Charlie mag es hier. An diesem verwunschenen Ort, mitten im Wald. Auf den ersten Blick etwas heruntergekommen, aber eigentlich echt nett. Im Haus war früher mal eine Wirtschaft. Aber irgendwann sind keine Leute mehr gekommen, weil die Straßen immer schlechter wurden. Und weil es hier kein Internet gibt, hat sich früher auch sonst nichts abgespielt. Jeder Versuch, die Wirtschaft wieder zu beleben ist damals gescheitert. Zum Glück für Kurt. Der kann hier nämlich jetzt wohnen und sich um den Wald und sein Holz kümmern. Und nebenbei kümmert er sich um seinen Opa, der mit seinen 70 Jahren auch nicht mehr so kann, wie früher. Im Gespräch erfährt Charlie auch, dass Kurt Senior und ihr Opa Julian sich von früher kennen, als sie noch in Ebersberg gewohnt haben. Das war, bevor die Straßen so massiv ausgebaut wurden und die Stadteile getrennt haben. Kurt hat damals am Eggerfeld gewohnt, ihr Opa Julian in Aßlkofen. Damals sind sie noch gemeinsam in die Schule in der Floßmannstraße gegangen, da konnten sie noch mit dem Radl hinfahren. Später ging das nicht mehr. Und als sich die Stadtteile so separiert und ihr eigenes Ding gemacht haben, sind sie beide in den Wald gezogen und haben sich um sich selbst gekümmert. Das Leben in diesen Kommunen war nicht mehr ihres. Die ganze Zeit so viele Leute um sich, jeder kümmert sich um jeden, alles gehört allen und alle haben sich lieb. Und ständig dieser süßliche Dampf in der Luft! Ist ja alles ganz schön, aber irgendwann geht Dir das echt ziemlich auf den Zeiger. Die meisten Leute kennen außerhalb von Ebersberg auch nichts, sind da noch nie wirklich raus gekommen. „Wir haben hier doch alles, warum sollten wir denn woanders hin?“. Senior sieht das anders. Er war früher viel unterwegs, auf der ganzen Welt, in fremden Ländern. Und er hat es geliebt. Andere Sprachen hören, das Essen, die Kulturen, das fehlt ihm schon wahnsinnig! Aber Reisen kann man sich heute nicht mehr leisten. Und die meisten wollen es auch nicht. Geht es ihnen in ihren Kommunen doch so gut. Charlie kommt ins Schwärmen, würde auch gerne mal die Welt sehen und andere Leute und Kulturen kennenlernen.
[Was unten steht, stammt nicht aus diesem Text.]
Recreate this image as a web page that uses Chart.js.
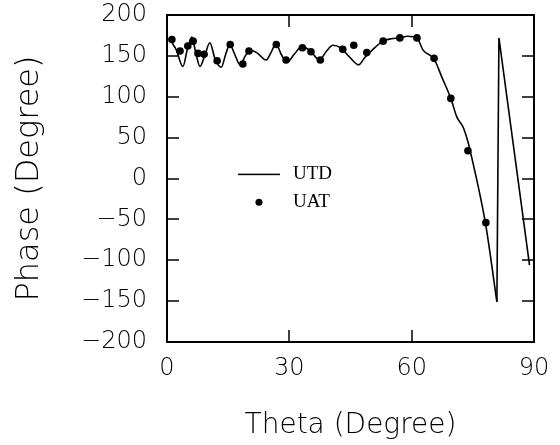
<!DOCTYPE html>
<html>
<head>
<meta charset="utf-8">
<script src="https://cdn.jsdelivr.net/npm/chart.js@4/dist/chart.umd.min.js"></script>
<style>
  html, body { margin: 0; padding: 0; background: #fff; }
  #wrap { width: 560px; height: 445px; position: relative; }
</style>
</head>
<body>
<div id="wrap"><canvas id="chart"></canvas></div>
<script>
// UTD curve, smooth part (theta in degrees, phase in degrees)
const utdTheta = [1.0, 2.3, 3.9, 5.0, 6.1, 7.0, 8.1, 9.3, 10.5, 11.8, 13.3, 14.4, 15.4, 16.6, 17.9,
  19.2, 20.3, 22.0, 24.3, 25.6, 26.7, 28.0, 29.4, 31.2, 33.0, 35.0, 37.4, 39.0, 40.7, 42.5,
  44.5, 47.0, 48.5, 50.5, 53.0, 55.0, 57.1, 59.0, 61.3, 62.8, 65.5, 67.4, 69.6, 71.1, 72.6,
  73.8, 74.3, 78.1, 80.9];
const utdPhase = [168, 157, 137, 158, 173, 155, 137, 151, 166, 146, 136, 152, 164, 152, 139,
  150, 157, 154, 145, 155, 165, 152, 142, 152, 161, 157, 145, 155, 163, 160,
  150, 139, 148, 158, 168, 171, 172, 174, 172, 157, 146, 124, 98, 75, 63,
  45, 35, -55, -151];
// UTD curve, phase wrap part (straight segments)
const utdWrapTheta = [80.9, 81.4, 88.9];
const utdWrapPhase = [-151, 172, -106];
// UAT points
const uatTheta = [1.2, 3.2, 5.1, 6.4, 7.6, 9.1, 12.3, 15.5, 18.6, 20.1, 26.8, 29.2, 33.2, 35.3,
  37.6, 43.1, 45.8, 49.0, 53.0, 57.1, 61.3, 65.5, 69.6, 73.8, 78.2];
const uatPhase = [170, 156, 162, 168, 153, 152, 144, 164, 140, 156, 164, 145, 160, 155,
  145, 158, 163, 154, 168, 172, 172, 147, 98, 34, -54];
const xTickValues = [0, 30, 60, 90];
const yTickValues = [-200, -150, -100, -50, 0, 50, 100, 150, 200];

const toPts = (xs, ys) => xs.map((v, i) => ({ x: v, y: ys[i] }));
const fmt = v => (v < 0 ? "\u2212" + Math.abs(v) : String(v));

// box around the plot, inward ticks and the little legend
const frame = {
  id: "frame",
  afterDraw(chart) {
    const { ctx, chartArea: a } = chart;
    const x = chart.scales.x, y = chart.scales.y;
    const w = 2, tl = 12;
    ctx.save();
    ctx.fillStyle = "#000";
    ctx.fillRect(a.left - 1, a.top - 1, a.right - a.left + 2, w);
    ctx.fillRect(a.left - 1, a.bottom - 1, a.right - a.left + 2, w);
    ctx.fillRect(a.left - 1, a.top - 1, w, a.bottom - a.top + 2);
    ctx.fillRect(a.right - 1, a.top - 1, w, a.bottom - a.top + 2);

    xTickValues.forEach(v => {
      if (v <= x.min || v >= x.max) return;
      const px = Math.round(x.getPixelForValue(v));
      ctx.fillRect(px - 0.75, a.bottom - tl, 1.5, tl);
      ctx.fillRect(px - 0.75, a.top, 1.5, tl);
    });
    yTickValues.forEach(v => {
      if (v <= y.min || v >= y.max) return;
      const py = Math.round(y.getPixelForValue(v));
      ctx.fillRect(a.left, py - 0.75, tl, 1.5);
      ctx.fillRect(a.right - tl, py - 0.75, tl, 1.5);
    });

    const ds = chart.data.datasets;
    const lx0 = x.getPixelForValue(17.4), lx1 = x.getPixelForValue(27.7);
    const tx = x.getPixelForValue(30.9);
    const ly1 = y.getPixelForValue(5), ly2 = y.getPixelForValue(-29);
    ctx.fillRect(lx0, ly1 - 0.75, lx1 - lx0, 1.5);
    ctx.beginPath();
    ctx.arc((lx0 + lx1) / 2, ly2, 3.5, 0, Math.PI * 2);
    ctx.fill();
    ctx.font = "19px 'Liberation Serif'";
    ctx.textBaseline = "middle";
    ctx.textAlign = "left";
    ctx.fillText(ds[0].label, tx, ly1);
    ctx.fillText(ds[2].label, tx, ly2);
    ctx.restore();
  }
};

const tickFont = { family: "DejaVu Sans", size: 24, weight: "200" };

new Chart(document.getElementById("chart"), {
  type: "scatter",
  data: {
    datasets: [
      {
        label: "UTD",
        data: toPts(utdTheta, utdPhase),
        showLine: true,
        borderColor: "#000",
        borderWidth: 1.6,
        pointRadius: 0,
        tension: 0.4,
        cubicInterpolationMode: "monotone"
      },
      {
        label: "UTD",
        data: toPts(utdWrapTheta, utdWrapPhase),
        showLine: true,
        borderColor: "#000",
        borderWidth: 1.6,
        pointRadius: 0,
        tension: 0
      },
      {
        label: "UAT",
        data: toPts(uatTheta, uatPhase),
        showLine: false,
        pointRadius: 3.8,
        backgroundColor: "#000",
        borderColor: "#000",
        borderWidth: 0
      }
    ]
  },
  options: {
    responsive: true,
    maintainAspectRatio: false,
    animation: false,
    layout: { padding: { top: 15, right: 26, left: 0, bottom: 0 } },
    plugins: {
      legend: { display: false },
      tooltip: { enabled: false }
    },
    scales: {
      x: {
        type: "linear",
        min: 0,
        max: 90,
        afterBuildTicks: s => { s.ticks = xTickValues.map(v => ({ value: v })); },
        afterFit: s => { s.height = 103; s.paddingLeft = 0; s.paddingRight = 0; },
        grid: { display: false, drawTicks: false },
        border: { display: false },
        ticks: { color: "#000", font: tickFont, padding: 12, maxRotation: 0 },
        title: {
          display: true,
          text: "Theta (Degree)",
          color: "#000",
          font: { family: "DejaVu Sans", size: 28, weight: "200" },
          padding: { top: 0, bottom: 2 }
        }
      },
      y: {
        type: "linear",
        min: -200,
        max: 200,
        afterBuildTicks: s => { s.ticks = yTickValues.map(v => ({ value: v })); },
        afterFit: s => { s.width = 167; s.paddingTop = 0; s.paddingBottom = 0; },
        grid: { display: false, drawTicks: false },
        border: { display: false },
        ticks: { color: "#000", font: tickFont, padding: 20, callback: v => fmt(v) },
        title: {
          display: true,
          text: "Phase (Degree)",
          color: "#000",
          font: { family: "DejaVu Sans", size: 32, weight: "200" },
          padding: { top: 10, bottom: 0 }
        }
      }
    }
  },
  plugins: [frame]
});
</script>
</body>
</html>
Aber auf jeden Fall beschließt sie, dass sie in Zukunft öfter mal in die Sauschütt radelt. Hier im Wald ist es einfach so schön, allein das ist schon einen Ausflug wert. Außerdem darf sie auch beim Holzmachen helfen. Das würde ihr schon viel mehr Spaß machen, als in der Radlwerkstatt von ihrem Papa zu arbeiten. Der Senior hat versprochen, dass er ihr gerne ein paar Geschichten aus anderen Ländern erzählt, wenn sie verspricht, dass sie ihren Opa auch mal mitbringt.